È proprio in base a questa norma surrettizia che Conte il 24 novembre ha rinnovato per altri due anni l'incarico a Vecchione a capo del Dis, un istituto che aveva avuto in passato poteri limitati, ma che con Conte ha assunto via via un ruolo di sempre maggiore rilevanza, affidato ad un suo uomo di stretta fiducia come il generale di divisione delle fiamme gialle fin dal suo insediamento a palazzo Chigi nel 2018 con il governo Lega-M5S.
 

La proroga di Vecchione e la partita delle altre nomine
Da notare che secondo la prassi le prerogative di Palazzo Chigi sugli apparati di sicurezza venivano normalmente gestite attraverso la delega a un sottosegretario, comprese le nomine dei loro dirigenti.
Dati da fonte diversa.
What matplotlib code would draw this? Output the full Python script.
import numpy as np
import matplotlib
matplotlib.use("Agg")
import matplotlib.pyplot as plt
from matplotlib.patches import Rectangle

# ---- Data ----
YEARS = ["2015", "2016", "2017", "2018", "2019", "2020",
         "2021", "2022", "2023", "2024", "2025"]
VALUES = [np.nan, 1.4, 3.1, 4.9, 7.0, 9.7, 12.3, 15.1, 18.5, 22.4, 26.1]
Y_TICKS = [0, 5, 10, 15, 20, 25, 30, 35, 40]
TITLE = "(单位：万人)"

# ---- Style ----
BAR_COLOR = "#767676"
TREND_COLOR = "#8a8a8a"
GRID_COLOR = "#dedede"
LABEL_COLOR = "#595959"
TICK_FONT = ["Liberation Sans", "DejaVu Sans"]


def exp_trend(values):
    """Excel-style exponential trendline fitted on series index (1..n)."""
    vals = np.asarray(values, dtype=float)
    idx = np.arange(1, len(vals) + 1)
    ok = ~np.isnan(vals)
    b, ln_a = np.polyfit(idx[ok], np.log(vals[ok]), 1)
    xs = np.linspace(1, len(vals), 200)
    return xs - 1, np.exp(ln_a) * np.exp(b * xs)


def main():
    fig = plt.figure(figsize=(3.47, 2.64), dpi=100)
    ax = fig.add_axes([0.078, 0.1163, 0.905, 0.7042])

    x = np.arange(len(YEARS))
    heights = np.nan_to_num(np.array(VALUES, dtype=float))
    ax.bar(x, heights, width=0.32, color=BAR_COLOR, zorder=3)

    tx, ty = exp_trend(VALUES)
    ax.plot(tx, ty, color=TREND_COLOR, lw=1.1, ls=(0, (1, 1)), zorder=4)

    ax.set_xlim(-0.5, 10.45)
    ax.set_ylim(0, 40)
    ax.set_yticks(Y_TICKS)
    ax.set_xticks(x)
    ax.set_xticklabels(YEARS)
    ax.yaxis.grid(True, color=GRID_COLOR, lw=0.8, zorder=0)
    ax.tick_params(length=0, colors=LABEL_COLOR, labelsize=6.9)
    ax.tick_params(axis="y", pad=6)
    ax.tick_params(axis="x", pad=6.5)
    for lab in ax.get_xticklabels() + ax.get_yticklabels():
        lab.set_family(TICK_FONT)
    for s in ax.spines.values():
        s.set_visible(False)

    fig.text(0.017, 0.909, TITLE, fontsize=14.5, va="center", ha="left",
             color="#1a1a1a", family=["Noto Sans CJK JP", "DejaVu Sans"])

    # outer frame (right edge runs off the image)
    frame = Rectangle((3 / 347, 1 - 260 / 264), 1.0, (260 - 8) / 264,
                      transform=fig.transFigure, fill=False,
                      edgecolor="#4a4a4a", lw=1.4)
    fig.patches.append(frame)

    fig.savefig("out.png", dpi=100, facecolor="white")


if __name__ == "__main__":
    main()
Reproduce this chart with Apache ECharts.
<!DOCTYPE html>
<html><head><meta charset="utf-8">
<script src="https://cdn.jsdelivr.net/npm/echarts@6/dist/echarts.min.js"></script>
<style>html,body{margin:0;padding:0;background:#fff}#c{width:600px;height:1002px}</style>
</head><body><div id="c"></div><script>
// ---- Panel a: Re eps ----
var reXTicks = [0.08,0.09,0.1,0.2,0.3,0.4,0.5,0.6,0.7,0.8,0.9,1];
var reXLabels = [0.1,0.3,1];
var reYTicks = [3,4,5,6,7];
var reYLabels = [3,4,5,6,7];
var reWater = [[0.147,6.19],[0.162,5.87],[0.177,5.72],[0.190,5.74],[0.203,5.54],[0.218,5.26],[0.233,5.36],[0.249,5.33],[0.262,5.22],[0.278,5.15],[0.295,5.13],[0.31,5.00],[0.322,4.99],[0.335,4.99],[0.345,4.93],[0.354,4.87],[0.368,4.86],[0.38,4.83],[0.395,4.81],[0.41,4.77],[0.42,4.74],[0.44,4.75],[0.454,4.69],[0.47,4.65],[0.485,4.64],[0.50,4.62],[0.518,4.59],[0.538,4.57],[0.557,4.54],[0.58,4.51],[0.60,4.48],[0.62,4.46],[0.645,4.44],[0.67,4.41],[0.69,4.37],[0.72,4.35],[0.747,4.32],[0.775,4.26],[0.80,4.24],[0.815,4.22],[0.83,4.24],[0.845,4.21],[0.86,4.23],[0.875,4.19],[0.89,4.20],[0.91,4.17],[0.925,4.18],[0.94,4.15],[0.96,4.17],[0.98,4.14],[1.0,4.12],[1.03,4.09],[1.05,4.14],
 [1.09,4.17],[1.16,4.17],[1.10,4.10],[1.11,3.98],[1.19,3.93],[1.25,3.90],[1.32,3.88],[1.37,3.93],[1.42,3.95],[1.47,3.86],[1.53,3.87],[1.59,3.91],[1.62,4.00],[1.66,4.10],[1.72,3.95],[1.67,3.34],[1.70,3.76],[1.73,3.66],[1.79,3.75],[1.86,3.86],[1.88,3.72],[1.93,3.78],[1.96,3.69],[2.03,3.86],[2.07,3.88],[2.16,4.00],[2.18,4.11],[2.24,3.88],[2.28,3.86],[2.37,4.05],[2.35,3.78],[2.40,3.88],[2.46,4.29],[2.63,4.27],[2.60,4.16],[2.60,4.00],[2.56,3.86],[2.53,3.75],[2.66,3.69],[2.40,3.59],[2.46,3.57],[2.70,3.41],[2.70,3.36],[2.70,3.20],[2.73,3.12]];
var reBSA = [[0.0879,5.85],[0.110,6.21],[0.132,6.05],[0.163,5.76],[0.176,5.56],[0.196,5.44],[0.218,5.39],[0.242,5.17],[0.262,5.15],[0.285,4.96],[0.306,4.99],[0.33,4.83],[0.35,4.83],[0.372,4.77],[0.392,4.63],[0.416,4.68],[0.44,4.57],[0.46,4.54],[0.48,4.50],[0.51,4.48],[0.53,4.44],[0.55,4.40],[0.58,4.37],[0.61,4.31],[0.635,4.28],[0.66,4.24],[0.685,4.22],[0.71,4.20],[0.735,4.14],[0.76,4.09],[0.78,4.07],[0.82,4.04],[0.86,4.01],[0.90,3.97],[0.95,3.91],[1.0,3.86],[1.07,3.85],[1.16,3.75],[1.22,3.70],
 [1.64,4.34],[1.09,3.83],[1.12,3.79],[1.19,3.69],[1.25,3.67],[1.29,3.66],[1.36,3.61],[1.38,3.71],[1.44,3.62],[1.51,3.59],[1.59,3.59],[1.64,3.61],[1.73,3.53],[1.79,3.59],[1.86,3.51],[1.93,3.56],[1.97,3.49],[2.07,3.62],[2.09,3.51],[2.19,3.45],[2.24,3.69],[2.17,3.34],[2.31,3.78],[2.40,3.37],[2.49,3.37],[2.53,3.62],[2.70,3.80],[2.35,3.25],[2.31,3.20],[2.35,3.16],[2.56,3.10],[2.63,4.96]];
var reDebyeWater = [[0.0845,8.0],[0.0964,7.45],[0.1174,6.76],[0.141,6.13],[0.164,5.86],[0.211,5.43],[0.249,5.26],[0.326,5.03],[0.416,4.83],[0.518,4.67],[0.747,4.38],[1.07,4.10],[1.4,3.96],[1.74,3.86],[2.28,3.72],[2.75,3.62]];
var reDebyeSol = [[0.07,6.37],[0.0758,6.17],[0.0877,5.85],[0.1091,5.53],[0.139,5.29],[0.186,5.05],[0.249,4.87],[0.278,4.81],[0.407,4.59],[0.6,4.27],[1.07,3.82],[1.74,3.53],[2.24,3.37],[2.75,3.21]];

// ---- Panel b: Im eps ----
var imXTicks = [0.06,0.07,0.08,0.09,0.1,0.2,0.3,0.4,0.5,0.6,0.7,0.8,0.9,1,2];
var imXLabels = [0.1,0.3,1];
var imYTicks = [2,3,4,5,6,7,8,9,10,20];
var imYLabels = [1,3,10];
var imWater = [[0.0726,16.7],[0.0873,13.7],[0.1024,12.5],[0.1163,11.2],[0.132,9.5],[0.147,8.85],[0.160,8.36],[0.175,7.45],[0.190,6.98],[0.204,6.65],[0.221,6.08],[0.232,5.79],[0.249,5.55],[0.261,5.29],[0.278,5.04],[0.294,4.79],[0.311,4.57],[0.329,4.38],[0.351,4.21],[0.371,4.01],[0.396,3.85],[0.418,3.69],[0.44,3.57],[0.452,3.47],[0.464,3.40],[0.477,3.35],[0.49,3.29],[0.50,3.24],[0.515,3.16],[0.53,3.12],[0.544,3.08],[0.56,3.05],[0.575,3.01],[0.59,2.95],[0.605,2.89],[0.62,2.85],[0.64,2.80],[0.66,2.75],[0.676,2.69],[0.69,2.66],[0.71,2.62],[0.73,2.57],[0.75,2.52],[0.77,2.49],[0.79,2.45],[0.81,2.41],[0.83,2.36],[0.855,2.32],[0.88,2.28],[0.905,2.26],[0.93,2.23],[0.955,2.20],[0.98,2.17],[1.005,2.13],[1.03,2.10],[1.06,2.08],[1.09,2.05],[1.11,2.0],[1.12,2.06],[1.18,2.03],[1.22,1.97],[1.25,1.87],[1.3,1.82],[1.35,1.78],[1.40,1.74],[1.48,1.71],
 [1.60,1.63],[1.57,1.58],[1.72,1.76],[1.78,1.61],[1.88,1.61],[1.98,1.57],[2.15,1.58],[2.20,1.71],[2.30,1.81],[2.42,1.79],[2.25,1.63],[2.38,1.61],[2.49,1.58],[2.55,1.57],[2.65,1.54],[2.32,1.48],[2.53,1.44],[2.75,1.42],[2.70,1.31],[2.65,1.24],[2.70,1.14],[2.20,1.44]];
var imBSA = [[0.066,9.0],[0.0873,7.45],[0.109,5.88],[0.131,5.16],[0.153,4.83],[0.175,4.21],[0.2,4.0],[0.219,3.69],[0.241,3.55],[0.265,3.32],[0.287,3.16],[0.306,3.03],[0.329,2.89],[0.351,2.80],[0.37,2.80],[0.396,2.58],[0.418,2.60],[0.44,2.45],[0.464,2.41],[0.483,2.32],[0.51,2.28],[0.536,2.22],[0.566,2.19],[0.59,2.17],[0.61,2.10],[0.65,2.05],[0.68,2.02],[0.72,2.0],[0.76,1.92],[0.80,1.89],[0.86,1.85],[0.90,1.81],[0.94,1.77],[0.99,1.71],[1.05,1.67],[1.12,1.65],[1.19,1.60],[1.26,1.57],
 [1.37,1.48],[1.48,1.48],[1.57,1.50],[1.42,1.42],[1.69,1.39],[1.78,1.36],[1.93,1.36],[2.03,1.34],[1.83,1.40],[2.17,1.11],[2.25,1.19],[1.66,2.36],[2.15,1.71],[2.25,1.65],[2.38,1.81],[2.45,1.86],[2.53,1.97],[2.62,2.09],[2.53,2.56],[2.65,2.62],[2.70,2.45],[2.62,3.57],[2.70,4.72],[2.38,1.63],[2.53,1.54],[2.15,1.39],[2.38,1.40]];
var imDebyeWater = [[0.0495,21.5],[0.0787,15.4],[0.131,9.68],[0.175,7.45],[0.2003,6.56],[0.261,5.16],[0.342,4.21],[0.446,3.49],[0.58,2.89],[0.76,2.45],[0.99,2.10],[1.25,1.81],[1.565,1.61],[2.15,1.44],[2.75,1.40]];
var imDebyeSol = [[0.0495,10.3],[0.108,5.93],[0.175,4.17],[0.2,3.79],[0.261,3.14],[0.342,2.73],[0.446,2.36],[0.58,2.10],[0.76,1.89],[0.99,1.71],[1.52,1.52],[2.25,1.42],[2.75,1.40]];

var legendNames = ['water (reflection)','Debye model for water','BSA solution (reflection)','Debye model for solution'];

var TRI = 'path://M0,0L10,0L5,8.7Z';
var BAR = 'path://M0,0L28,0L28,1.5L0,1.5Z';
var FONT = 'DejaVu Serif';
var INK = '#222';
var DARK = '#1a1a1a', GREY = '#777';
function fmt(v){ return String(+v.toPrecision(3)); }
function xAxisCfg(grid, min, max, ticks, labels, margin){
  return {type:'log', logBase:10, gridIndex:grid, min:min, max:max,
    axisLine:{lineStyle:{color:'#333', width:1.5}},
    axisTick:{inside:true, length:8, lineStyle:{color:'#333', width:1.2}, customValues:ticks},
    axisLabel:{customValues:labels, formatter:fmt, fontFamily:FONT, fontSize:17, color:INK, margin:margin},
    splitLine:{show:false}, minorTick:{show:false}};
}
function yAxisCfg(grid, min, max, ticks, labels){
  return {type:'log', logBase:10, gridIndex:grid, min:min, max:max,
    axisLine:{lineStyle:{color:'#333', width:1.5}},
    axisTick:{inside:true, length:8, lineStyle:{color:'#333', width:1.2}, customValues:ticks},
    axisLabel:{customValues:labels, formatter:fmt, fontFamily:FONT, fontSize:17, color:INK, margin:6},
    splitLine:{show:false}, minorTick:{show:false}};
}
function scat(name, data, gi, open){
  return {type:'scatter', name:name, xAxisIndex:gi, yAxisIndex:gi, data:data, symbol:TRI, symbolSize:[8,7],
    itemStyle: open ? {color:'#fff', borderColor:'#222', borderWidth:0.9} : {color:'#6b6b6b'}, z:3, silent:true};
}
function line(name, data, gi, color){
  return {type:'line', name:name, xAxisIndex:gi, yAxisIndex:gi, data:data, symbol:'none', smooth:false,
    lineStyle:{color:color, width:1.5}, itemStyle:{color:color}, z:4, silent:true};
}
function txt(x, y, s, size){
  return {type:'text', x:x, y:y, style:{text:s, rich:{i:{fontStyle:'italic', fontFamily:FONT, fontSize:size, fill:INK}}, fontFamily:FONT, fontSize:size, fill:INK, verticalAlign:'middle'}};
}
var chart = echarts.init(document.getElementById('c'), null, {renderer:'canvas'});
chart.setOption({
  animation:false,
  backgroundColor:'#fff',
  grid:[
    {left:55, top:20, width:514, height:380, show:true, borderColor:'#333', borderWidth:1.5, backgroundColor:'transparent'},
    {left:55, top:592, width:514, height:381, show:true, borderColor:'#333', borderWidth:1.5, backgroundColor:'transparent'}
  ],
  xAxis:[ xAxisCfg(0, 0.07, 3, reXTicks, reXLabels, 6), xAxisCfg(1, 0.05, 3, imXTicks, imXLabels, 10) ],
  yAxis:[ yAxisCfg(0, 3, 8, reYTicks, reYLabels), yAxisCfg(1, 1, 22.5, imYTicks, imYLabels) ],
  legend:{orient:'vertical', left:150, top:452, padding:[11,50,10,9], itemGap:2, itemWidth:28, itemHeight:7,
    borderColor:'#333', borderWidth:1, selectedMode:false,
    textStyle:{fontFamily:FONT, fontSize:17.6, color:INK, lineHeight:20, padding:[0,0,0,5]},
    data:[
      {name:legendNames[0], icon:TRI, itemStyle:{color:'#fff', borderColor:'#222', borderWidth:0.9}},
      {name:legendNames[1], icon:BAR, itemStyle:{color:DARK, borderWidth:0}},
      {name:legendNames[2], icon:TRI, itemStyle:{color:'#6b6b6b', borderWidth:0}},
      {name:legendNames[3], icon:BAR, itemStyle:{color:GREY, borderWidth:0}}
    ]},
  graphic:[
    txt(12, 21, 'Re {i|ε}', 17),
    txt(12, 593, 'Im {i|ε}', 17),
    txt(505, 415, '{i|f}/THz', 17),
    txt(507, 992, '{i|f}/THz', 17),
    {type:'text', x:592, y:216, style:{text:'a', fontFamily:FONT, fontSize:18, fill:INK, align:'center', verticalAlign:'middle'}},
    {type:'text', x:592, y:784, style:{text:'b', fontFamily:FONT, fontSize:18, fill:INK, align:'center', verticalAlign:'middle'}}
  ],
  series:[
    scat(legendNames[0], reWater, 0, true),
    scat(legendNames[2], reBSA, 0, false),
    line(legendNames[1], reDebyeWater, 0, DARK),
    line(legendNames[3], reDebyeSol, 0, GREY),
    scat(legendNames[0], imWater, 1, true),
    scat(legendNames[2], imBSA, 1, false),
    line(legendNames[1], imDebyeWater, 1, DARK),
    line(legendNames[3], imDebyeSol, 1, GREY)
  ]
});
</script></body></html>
Invece Conte ha preteso e ottenuto di tenersi stretta la delega ai servizi quando ci furono le trattative col PD per la formazione del governo col M5S. Certo ciò era dettato anche dal bisogno di coprirsi le spalle dalle possibili conseguenze dell'affare Mifsud, ma da allora non ha più mollato la presa sui servizi, e anzi ha rafforzato il suo controllo, resistendo alle pressioni e alle manovre per strapparglielo sia da parte di Di Maio che di Zingaretti. Ingaggiando soprattutto con il primo una lotta sorda ma senza esclusione di colpi, come quando lo scorso 2 settembre fu costretto a mettere il voto di fiducia per far passare indenne il decreto di proroga dello stato di emergenza che conteneva la norma sul rinnovo per più volte dei dirigenti dei servizi, minacciata di cancellazione da un emendamento di una cinquantina di deputati M5S dietro il quale si sospettava esserci la mano del ministro degli Esteri.
La proroga di Vecchione al Dis segna un altro punto a suo favore, ma la guerra si sposterà adesso sulle altre cariche da rinnovare, tra cui le due vicedirezioni dell'Aise, una vicedirezione dell'Aisi e la vicedirezione del Dis: ricordiamo a questo proposito che Conte non ha mai rinunciato del tutto al progetto di portare in qualche modo al Dis o in altro posto vacante lo spione, fin dai tempi del Sismi di Pollari e del caso Abu Omar, nonché dello spionaggio illegale Telecom, Marco Mancini, stoppato finora solo dal veto di Mattarella. Inoltre è ancora tutta da decidere la partita della nomina al comando generale dell'arma dei carabinieri, essendo in scadenza il mandato non prorogabile del generale Nistri. E qui Conte dovrà vedersela faccia a faccia con Di Maio, che per quella carica sponsorizza il generale di corpo d'armata dei cc Angelo Agovino, da lui già voluto a vicedirettore dell'Aise dall'estate 2019.
In conclusione è sempre più evidente come Conte si stia blindando a Palazzo Chigi e tenda ad allargare fin che gli è possibile la sua dittatura antivirus anche attraverso il controllo sempre più diretto e sempre più stretto dei servizi segreti, dopo averli già enormemente aumentati con la normativa d'emergenza che ha fortemente ridotto la democrazia borghese e i diritti costituzionali.